By Frederic and Mary Ann Brussat

 

Jack the Bear
Directed by Marshall Herskovitz
20th Century Fox Home Entertainment 04/93 DVD/VHS Feature Film
PG-13

Fear, grief, anger, self-doubt, and unfaced terror provide the material from which monsters build kingdoms inside us. They clomp around in our nightmares and sneak into our waking moments. Eventually we must come face-to-face with these monsters. That is the theme of Jack the Bear.

John Leary has moved with his two sons, Jack, a 12 year old, and Dylan, a three year old, to a ramshackle old house in Oakland. His wife recently died in an automobile wreck, and the family has been buried beneath a tidal wave of grief. John, who hosts a late night creature-feature TV show, is drinking heavily. Jack, the narrator of the film, loves his father but worries about his angry outbursts.

The whole neighborhood is on edge about Norman Strick, a lonely man who frightens the children with his weirdness. When John learns on Halloween night that Strick is a Nazi who hates blacks and Jews, he goes berserk in the studio with a tirade against bigots. Things progress from bad to worse for John and his two sons. Before long, Jack has learned that monsters are very real, and some "live in the darkest chambers of our heart."
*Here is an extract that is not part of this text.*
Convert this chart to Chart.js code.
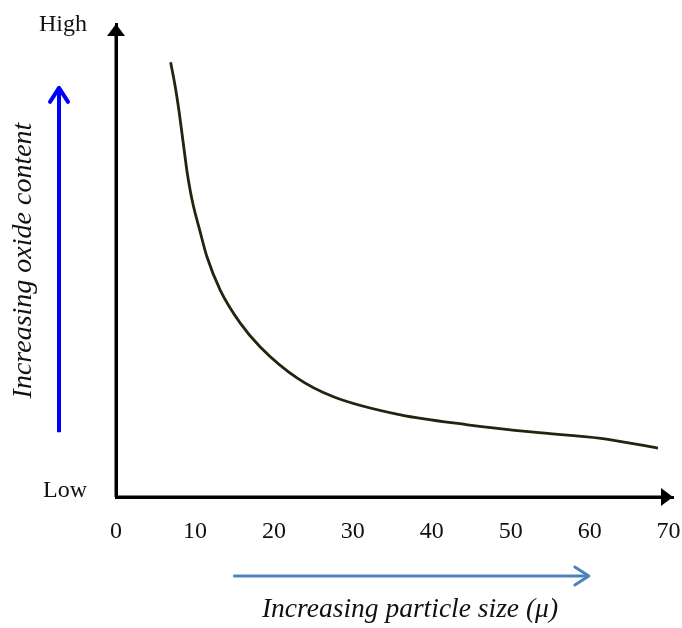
<!DOCTYPE html>
<html>
<head>
<meta charset="utf-8">
<title>Oxide content vs particle size</title>
<script src="https://cdn.jsdelivr.net/npm/chart.js@4.4.1/dist/chart.umd.min.js"></script>
<style>
  html, body { margin: 0; padding: 0; background: #ffffff; }
  #wrap { width: 682px; height: 628px; position: relative; }
</style>
</head>
<body>
<div id="wrap"><canvas id="chart"></canvas></div>
<script>
// Particle size (microns) along the curve
const particleSize = [6.92, 7.49, 8.0, 8.5, 9.01, 9.39, 9.77, 10.66, 11.51, 13.2, 15.74, 18.27, 22.97, 27.54, 36.04, 44.54, 52.92, 61.42, 68.65];
// Relative oxide content (0 = low, ~100 = high)
const oxideContent = [93.3, 88.2, 82.6, 76.2, 69.7, 65.9, 62.7, 56.9, 51.6, 44.4, 37.3, 32.2, 25.5, 21.5, 17.6, 15.5, 13.9, 12.6, 10.5];

const xTickValues = [0, 10, 20, 30, 40, 50, 60, 70];
const yTickValues = [0, 100];
const yTickLabels = ['Low', 'High'];

const xAxisText = 'Increasing particle size (\u03bc)';
const yAxisText = 'Increasing oxide content';

const serif = '"Liberation Serif", "Times New Roman", serif';

function drawArrow(ctx, x1, y1, x2, y2, color, width, headLen, headHalf, filled) {
  const ang = Math.atan2(y2 - y1, x2 - x1);
  ctx.save();
  ctx.strokeStyle = color;
  ctx.fillStyle = color;
  ctx.lineWidth = width;
  ctx.lineCap = 'butt';
  ctx.beginPath();
  ctx.moveTo(x1, y1);
  const back = filled ? headLen * 0.8 : 1;
  ctx.lineTo(x2 - Math.cos(ang) * back, y2 - Math.sin(ang) * back);
  ctx.stroke();
  const bx = x2 - Math.cos(ang) * headLen, by = y2 - Math.sin(ang) * headLen;
  const px = -Math.sin(ang) * headHalf, py = Math.cos(ang) * headHalf;
  ctx.beginPath();
  if (filled) {
    ctx.moveTo(x2, y2);
    ctx.lineTo(bx + px, by + py);
    ctx.lineTo(bx - px, by - py);
    ctx.closePath();
    ctx.fill();
  } else {
    ctx.lineCap = 'round';
    ctx.lineJoin = 'round';
    ctx.moveTo(bx + px, by + py);
    ctx.lineTo(x2, y2);
    ctx.lineTo(bx - px, by - py);
    ctx.stroke();
  }
  ctx.restore();
}

// Keep the plot area fixed: no extra room reserved for overhanging tick labels
function noOverhang(scale) {
  scale.paddingLeft = 0;
  scale.paddingRight = 0;
  scale.paddingTop = 0;
  scale.paddingBottom = 0;
}

// Arrowheads on the axes plus the "increasing" indicator arrows and caption
const decorations = {
  id: 'decorations',
  afterDraw(chart) {
    const ctx = chart.ctx;
    const area = chart.chartArea;
    const xs = chart.scales.x;
    const ys = chart.scales.y;
    const x0 = xs.getPixelForValue(0);
    const y0 = ys.getPixelForValue(0);

    // axis arrowheads
    drawArrow(ctx, x0, y0, x0, area.top, '#000', 3, 12, 9, true);
    drawArrow(ctx, x0, y0, area.right, y0, '#000', 3, 12, 9, true);

    // vertical indicator arrow
    drawArrow(ctx, 59, ys.getPixelForValue(13.9), 59, ys.getPixelForValue(87.8), '#0000ff', 4, 14, 9, false);

    // horizontal indicator arrow
    drawArrow(ctx, xs.getPixelForValue(14.85), 576, xs.getPixelForValue(59.9), 576, '#4f81bd', 3, 14, 9, false);

    // x caption
    ctx.save();
    ctx.font = 'italic 27.5px ' + serif;
    ctx.fillStyle = '#111';
    ctx.textAlign = 'center';
    ctx.textBaseline = 'middle';
    ctx.fillText(xAxisText, 410, 610);
    ctx.restore();
  }
};

new Chart(document.getElementById('chart'), {
  type: 'scatter',
  data: {
    datasets: [{
      data: particleSize.map((x, i) => ({ x: x, y: oxideContent[i] })),
      showLine: true,
      borderColor: '#23230e',
      borderWidth: 2.8,
      pointRadius: 0,
      cubicInterpolationMode: 'monotone',
      fill: false
    }]
  },
  options: {
    responsive: true,
    maintainAspectRatio: false,
    animation: false,
    layout: { autoPadding: false, padding: { top: 24, right: 9, left: 0, bottom: 0 } },
    plugins: { legend: { display: false }, tooltip: { enabled: false } },
    scales: {
      x: {
        type: 'linear',
        min: 0,
        max: 70.56,
        grid: { display: false, drawTicks: false },
        border: { display: true, color: '#000', width: 3 },
        afterBuildTicks(scale) { scale.ticks = xTickValues.map(v => ({ value: v })); },
        afterFit(scale) { scale.height = 131; noOverhang(scale); },
        ticks: {
          color: '#111',
          padding: 20,
          maxRotation: 0,
          autoSkip: false,
          font: { family: serif, size: 24 }
        }
      },
      y: {
        type: 'linear',
        min: 0,
        max: 101.5,
        grid: { display: false, drawTicks: false },
        border: { display: true, color: '#000', width: 3 },
        afterBuildTicks(scale) { scale.ticks = yTickValues.map(v => ({ value: v })); },
        afterFit(scale) { scale.width = 116; noOverhang(scale); },
        title: {
          display: true,
          text: yAxisText,
          color: '#111',
          padding: { top: 7, bottom: 0 },
          font: { family: serif, size: 28, style: 'italic' }
        },
        ticks: {
          color: '#111',
          padding: 29,
          labelOffset: -6,
          autoSkip: false,
          font: { family: serif, size: 24 },
          callback(value) {
            const i = yTickValues.indexOf(value);
            return i >= 0 ? yTickLabels[i] : '';
          }
        }
      }
    }
  },
  plugins: [decorations]
});
</script>
</body>
</html>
Steve Zaillian has brilliantly adapted Dan McCall's 1974 novel for the screen. In his debut as a feature film director, Marshall Herskovitz, co-creator of the TV series Thirtysomething, has fashioned an emotionally riveting film about the monsters adults and children must confront in a world convulsed with loss. Time alone cannot defeat the monsters of grief and anger. Love and hope, however, are powerful antidotes which start the process of healing. Don't miss Jack the Bear.